In this week’s episode of Something Something Broncos, Laurie Lattimore-Volkman, Jess Place, and I get into the way back machine to review the rise of the Orange Crush in Denver. The Orange Crush defense had an historic run in 1977. The suffocated opposing offenses and willed their team to a 12-2 record that year.

The ride didn’t end until the Super Bowl when the Dallas Cowboys own defense dominated forcing a Super Bowl record eight turnovers against the Denver Broncos offense, but that doesn’t diminish the kind of season that Orange Crush defense had. They gave up over 20 points just once during the regular season and held their opponents to under 10 an incredible seven times that season.

It was a defense built from the ground up. Each player they added to the mix beginning in 1969 would culminate in a squad that could beat any team on its own. Let’s take a look at how Denver built that extraordinary unit.


Billy Thompson. With their third round pick, the Broncos picked up a little known defensive back out of Maryland Eastern Shore.


Lyle Alzado. Drafted in the fourth round of the 1971 NFL Draft, Alzado became a key piece of the Orange Crush defense. Many believe he’d be in the Broncos’ Ring of Fame had he not ended up playing for the Las Angeles Raiders.


Barney Chavous. In the second round, the Broncos found their starting defensive end in Chavous. He played his entire career in Denver and still ranks fourth on the teams all-time sack list with 75. That number is unofficial since sack numbers weren’t kept as an official stat in 1982, but we’ll believe Wikipedia on that one.

Tom Jackson. Later in that same 1973 NFL Draft, the Broncos snagged Tom Jackson in the fourth round. He would go on to be named a three-time All Pro and a member of the Broncos Ring of Fame.


Randy Gradishar. Speaking of Ring of Famers, the Broncos drafted another one in the first round of the 1974 NFL Draft and Gradishar would live up to his draft status every step of the way. He was NFL Defensive Player of the Year in 1978 and a six-time All Pro, but according to Hall of Fame voters he was just a guy out there.

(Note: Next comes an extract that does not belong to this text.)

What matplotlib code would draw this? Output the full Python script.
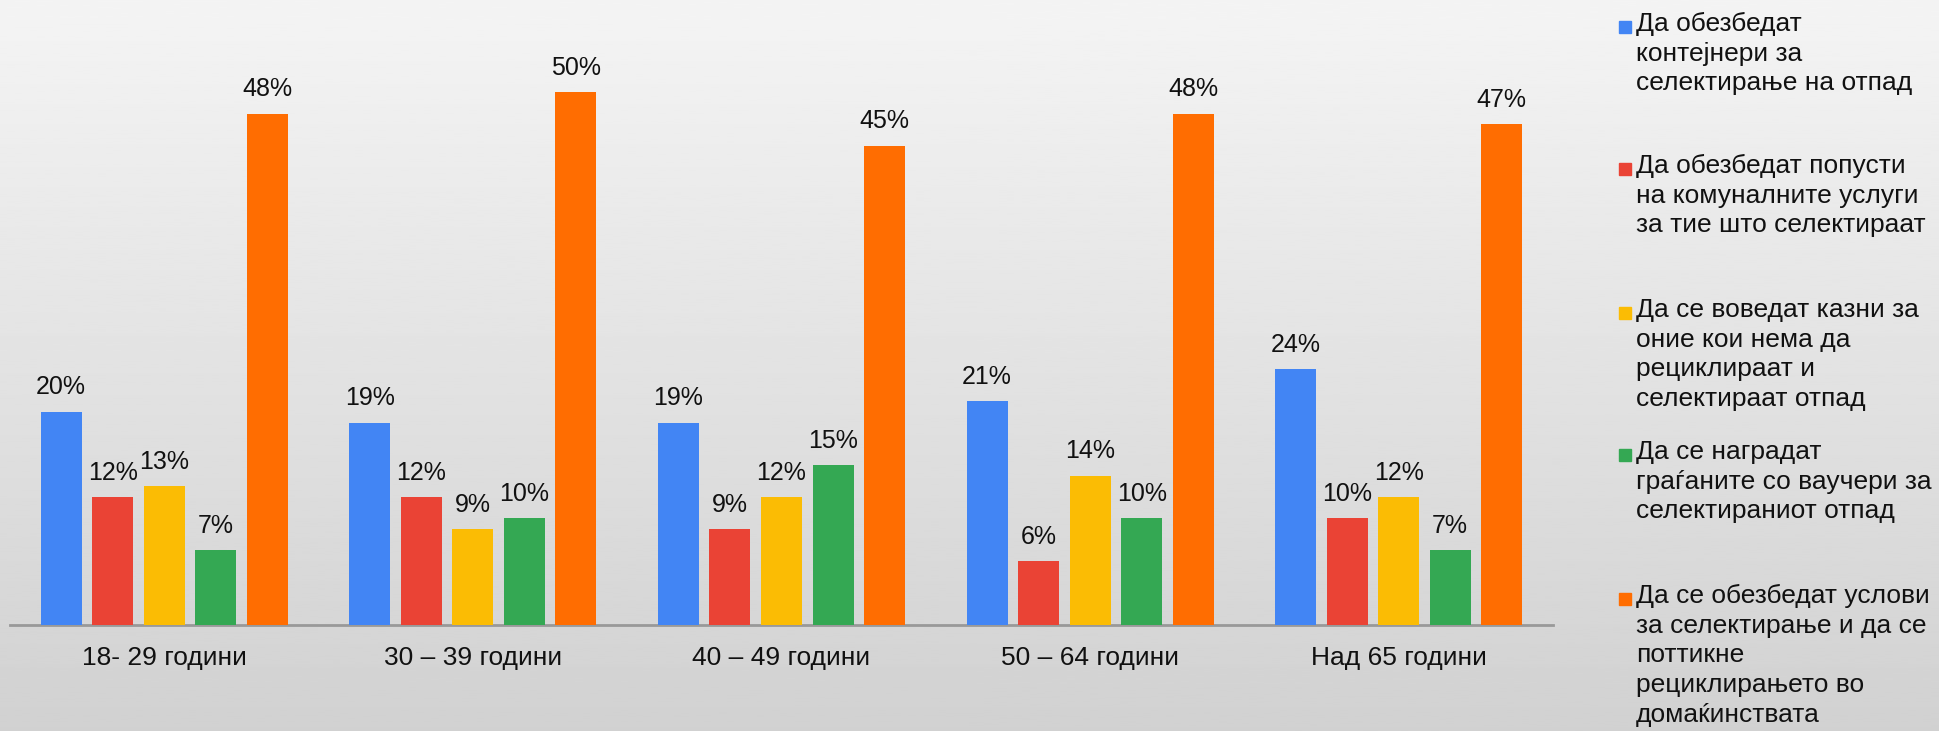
import matplotlib.pyplot as plt
import numpy as np
from matplotlib.patches import Rectangle

plt.rcParams['font.family'] = ['Liberation Sans', 'DejaVu Sans']

# Податоци
categories = ['18- 29 години', '30 – 39 години', '40 – 49 години', '50 – 64 години', 'Над 65 години']
series_names = [
    'Да обезбедат\nконтејнери за\nселектирање на отпад',
    'Да обезбедат попусти\nна комуналните услуги\nза тие што селектираат',
    'Да се воведат казни за\nоние кои нема да\nрециклираат и\nселектираат отпад',
    'Да се наградат\nграѓаните со ваучери за\nселектираниот отпад',
    'Да се обезбедат услови\nза селектирање и да се\nпоттикне\nрециклирањето во\nдомаќинствата',
]
containers = [20, 19, 19, 21, 24]
discounts = [12, 12, 9, 6, 10]
fines = [13, 9, 12, 14, 12]
vouchers = [7, 10, 15, 10, 7]
conditions = [48, 50, 45, 48, 47]
series = [containers, discounts, fines, vouchers, conditions]
colors = ['#4285F4', '#EA4335', '#FBBC04', '#34A853', '#FF6D01']

W, H = 1939, 731
fig = plt.figure(figsize=(W / 100, H / 100), dpi=100)

# Позадина со градиент
bg = fig.add_axes([0, 0, 1, 1], zorder=-10)
grad = np.linspace(0.957, 0.82, 256).reshape(-1, 1)
bg.imshow(grad, aspect='auto', cmap='gray', vmin=0, vmax=1, extent=[0, 1, 0, 1])
bg.axis('off')

ax = fig.add_axes([10 / W, 1 - 625 / H, (1553 - 10) / W, (625 - 39) / H])
ax.patch.set_alpha(0)

x = np.arange(len(categories))
step = 0.167
bw = 0.133
for j, (vals, col) in enumerate(zip(series, colors)):
    bars = ax.bar(x + (j - 2) * step, vals, width=bw, color=col, zorder=3)
    ax.bar_label(bars, labels=[f'{v}%' for v in vals], padding=9, fontsize=18, color='#111111')

ax.set_xlim(-0.5, len(categories) - 0.5)
ax.set_ylim(0, 55)
ax.set_xticks(x)
ax.set_xticklabels(categories, fontsize=19, color='#111111')
ax.tick_params(axis='x', length=0, pad=15)
ax.set_yticks([])
for s in ['top', 'right', 'left']:
    ax.spines[s].set_visible(False)
ax.spines['bottom'].set_color('#999999')
ax.spines['bottom'].set_linewidth(2)

# Легенда
tops = [12, 154, 298, 440, 584]
for name, col, t in zip(series_names, colors, tops):
    fig.add_artist(Rectangle((1619 / W, 1 - (t + 21) / H), 12 / W, 12 / H,
                             transform=fig.transFigure, color=col))
    fig.text(1636 / W, 1 - t / H, name, fontsize=19, va='top', ha='left',
             color='#111111', linespacing=1.3)

plt.savefig('out.png', dpi=100)
plt.close()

Joe Rizzo. Rizzo was drafted in the 15th round that year by the Buffalo Bills. He didn’t last long there and would end up with the Broncos by the start of his rookie year. He’d play his entire career in Denver and was an integral part of that 1977 defense.


Louis Wright. Stacking first round Ring of Fame picks in back-to-back years, the Broncos got cornerback Louis Wright with their seventeenth overall selection. He was a member of the 1970s All-Decade Team and a four-time first-team All Pro. He was the original Champ Bailey.

“They use a term today of shutdown cornerback,” Broncos’ defensive coordinator Joe Collier said. “We didn’t have that term back then, but Louie Wright was a shutdown cornerback. He was a great run defender. He played the left side and in those days most teams were right-handed and their running plays usually went to our left side.”

Rubin Carter. The immovable force inside for that 1977 Orange Crush defense was Rubin Carter. He locked down that nose tackle position and drew enough attention away from the outside to allow the Orange Crush to swarm to the ball.

Steve Foley. In the 8th round of the 1975 NFL Draft, the Broncos picked Steve Foley who would be the piece on the defense that took advantage of the opportunities created. He would finish his career with a Broncos record of 44 interceptions.

Bob Swenson. Finding an undrafted gem was the cherry on top for the Broncos in 1975. Bob Swenson would round out the linebacker corps for Denver for that Orange Crush defense. However, his comments to Sports Illustrated years later after going undrafted hilariously ring true even today.

“The draft is bullshit,” Swenson said in 1978. “The scouts for most of the teams are 100 years old, and most of them don’t know what they’re doing. I went to school at Berkeley, and most of the NFL scouts think the students are still rioting in the streets out there. They didn’t want to look at me.”


Bernard Jackson. The only player on that Orange Crush defense that wasn’t truly homegrown by Denver was defensive back Bernard Jackson. He was drafted by the Cincinnati Bengals in 1972 and traded to Denver prior to the 1977 season. Good for him, because the Broncos were actually good that year.

That not one of these players have joined the Pro Football Hall of Fame is a travesty. While the Broncos have gained a much bigger representation in the Hall in recent years, it still needs to find a way to get someone from the vaunted Orange Crush defense a gold jacket. My vote would be for Randy Gradishar and Louis Wright.